**Task objective:**
In the lines below, output everything from the first line through the line containing "import matplotlib.pyplot as plt" exactly as it is. Pictures are not part of the output.
__________
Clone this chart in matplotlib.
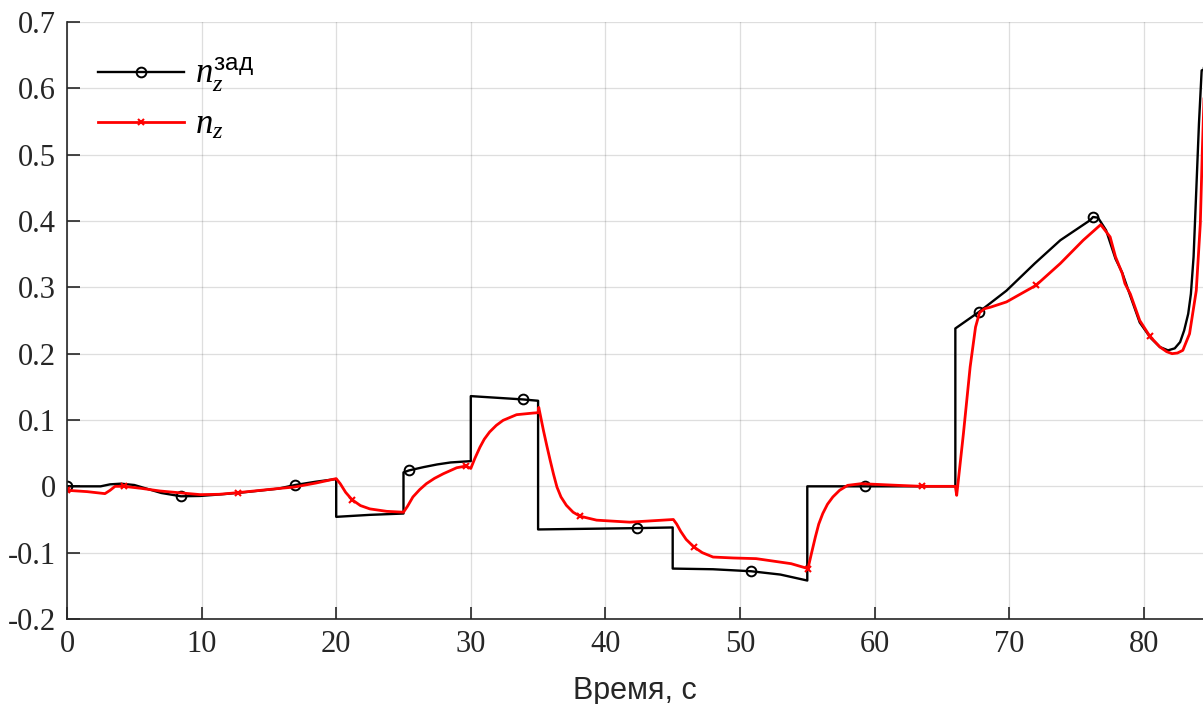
import numpy as np
import matplotlib
matplotlib.use("Agg")
import matplotlib.pyplot as plt

# заданная перегрузка (чёрная)
t_zad = [0, 2.5, 3.2, 4.0, 5.0, 6.0, 7.0, 8.47, 9.9, 11.5, 12.9, 15.7, 16.94, 18.5, 20.0,
         20.0, 22.5, 25.0,
         25.0, 25.41, 26.5, 27.5, 28.5, 30.0,
         30.0, 33.88, 35.0,
         35.0, 42.35, 45.0,
         45.0, 48.0, 50.82, 53.0, 55.0,
         55.0, 59.29, 66.0,
         66.0, 67.76, 69.8, 71.9, 73.8, 76.0, 76.23, 76.6, 77.2, 77.9, 78.4, 79.0, 79.7,
         80.5, 81.2, 81.8, 82.3, 82.7, 83.0, 83.3, 83.5, 83.7, 83.9, 84.1, 84.3, 84.75]
nz_zad = [0, 0, 0.003, 0.004, 0.002, -0.004, -0.010, -0.015, -0.0145, -0.012, -0.0095, -0.0035, 0.002, 0.007, 0.011,
          -0.046, -0.043, -0.041,
          0.021, 0.024, 0.029, 0.033, 0.036, 0.038,
          0.136, 0.131, 0.129,
          -0.065, -0.063, -0.062,
          -0.124, -0.125, -0.128, -0.133, -0.142,
          0.0, 0.0, 0.0,
          0.238, 0.263, 0.295, 0.336, 0.371, 0.401, 0.406, 0.405, 0.386, 0.343, 0.322, 0.287, 0.247,
          0.224, 0.21, 0.205, 0.208, 0.2175, 0.235, 0.26, 0.29, 0.346, 0.446, 0.547, 0.627, 0.63]
mark_zad = [0, 8.47, 16.94, 25.41, 33.88, 42.35, 50.82, 59.29, 67.76, 76.23, 84.75]

# фактическая перегрузка (красная)
t_nz = [0, 1.5, 2.82, 3.2, 3.57, 4.23, 5.5, 6.9, 8.5, 9.9, 11.3, 12.7, 15.6, 16.9, 18.5, 20.0,
        20.3, 20.7, 21.17, 21.8, 22.5, 23.75, 25.0, 25.3, 25.7, 26.2, 26.7, 27.3, 27.96, 28.95, 29.64, 30.0,
        30.3, 30.68, 31.0, 31.4, 31.9, 32.4, 33.4, 34.65, 35.0, 35.05, 35.2, 35.4, 35.65, 35.9, 36.15, 36.4,
        36.7, 37.1, 37.6, 38.11, 39.35, 41.8,
        45.05, 45.3, 45.6, 46.0, 46.58, 47.2, 48.0, 49.5, 51.2, 53.8, 55.05, 55.3, 55.6, 55.85, 56.15, 56.5,
        56.9, 57.4, 58.0, 59.0, 61.7,
        63.52, 66.0, 66.1, 66.6, 67.1, 67.5, 67.8, 68.2, 68.6, 69.8, 71.99, 73.8, 75.5, 76.8, 77.5,
        77.9, 78.4, 78.6, 79.0, 79.7, 80.46, 81.2, 81.7, 82.1, 82.5, 82.9, 83.4, 83.9, 84.2, 84.35, 84.5]
nz = [-0.006, -0.008, -0.011, -0.006, 0.0, 0.0, -0.003, -0.007, -0.010, -0.0125, -0.012, -0.0095, -0.0035, -0.001, 0.005, 0.0116,
      0.004, -0.009, -0.020, -0.029, -0.034, -0.0377, -0.039, -0.030, -0.016, -0.005, 0.004, 0.012, 0.019, 0.028, 0.0306, 0.027,
      0.042, 0.059, 0.071, 0.082, 0.092, 0.0995, 0.108, 0.1105, 0.111, 0.119, 0.104, 0.084, 0.061, 0.039, 0.018, -0.001,
      -0.016, -0.0286, -0.039, -0.045, -0.051, -0.054,
      -0.050, -0.057, -0.068, -0.080, -0.0915, -0.100, -0.1066, -0.108, -0.109, -0.1166, -0.124, -0.102, -0.0764, -0.057, -0.041, -0.027,
      -0.016, -0.006, 0.0015, 0.004, 0.0015,
      0.0, 0.0, -0.0136, 0.0794, 0.18, 0.24, 0.262, 0.268, 0.270, 0.278, 0.303, 0.336, 0.371, 0.3945, 0.376,
      0.346, 0.321, 0.3057, 0.29, 0.25, 0.226, 0.21, 0.203, 0.2, 0.201, 0.205, 0.23, 0.295, 0.396, 0.5065, 0.6]
mark_nz = [0, 4.23, 12.7, 21.17, 29.64, 38.11, 46.58, 55.05, 63.52, 71.99, 80.46]

xticks = list(range(0, 90, 10))
yticks = [-0.2, -0.1, 0, 0.1, 0.2, 0.3, 0.4, 0.5, 0.6, 0.7]

plt.rcParams['axes.unicode_minus'] = False
plt.rcParams['mathtext.fontset'] = 'custom'
plt.rcParams['mathtext.it'] = 'Liberation Serif:italic'
plt.rcParams['mathtext.rm'] = 'Liberation Sans'

fig = plt.figure(figsize=(12.03, 7.04), dpi=100)
ax = fig.add_axes([67 / 1203, 1 - 619 / 704, 1 - 67 / 1203, 597 / 704])

idx_zad = [t_zad.index(m) for m in mark_zad]
idx_nz = [t_nz.index(m) for m in mark_nz]

ax.plot(t_zad, nz_zad, color='black', lw=1.7, marker='o', markevery=idx_zad,
        ms=7, mfc='none', mew=1.4, label=r'$n_z^{\mathrm{зад}}$')
ax.plot(t_nz, nz, color='red', lw=2.0, marker='x', markevery=idx_nz,
        ms=5, mew=1.5, label=r'$n_z$')

ax.set_xlim(0, 84.4)
ax.set_ylim(-0.2, 0.7)
ax.set_xticks(xticks)
ax.set_yticks(yticks)
ax.set_xticklabels([f'{v:g}' for v in xticks], family='Liberation Serif', fontsize=22, color='#262626')
ax.set_yticklabels([f'{v:g}' for v in yticks], family='Liberation Serif', fontsize=22, color='#262626')
ax.tick_params(direction='in', length=9, width=1.2, color='#262626', pad=8)
ax.grid(True, color='#262626', alpha=0.15, lw=0.9)
ax.set_axisbelow(True)
for s in ['top', 'right']:
    ax.spines[s].set_visible(False)
for s in ['left', 'bottom']:
    ax.spines[s].set_color('#262626')
    ax.spines[s].set_linewidth(1.2)

ax.set_xlabel('Время, с', family='Liberation Sans', fontsize=22, color='#262626', labelpad=12)

ax.legend(loc='upper left', bbox_to_anchor=(0.027, 0.943), frameon=False, fontsize=25,
          handlelength=2.5, borderpad=0, borderaxespad=0, labelspacing=0.37, handletextpad=0.3)

fig.savefig('out.png', dpi=100)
__________
**Output of the exercise:**
Clone this chart in matplotlib.
import numpy as np
import matplotlib
matplotlib.use("Agg")
import matplotlib.pyplot as plt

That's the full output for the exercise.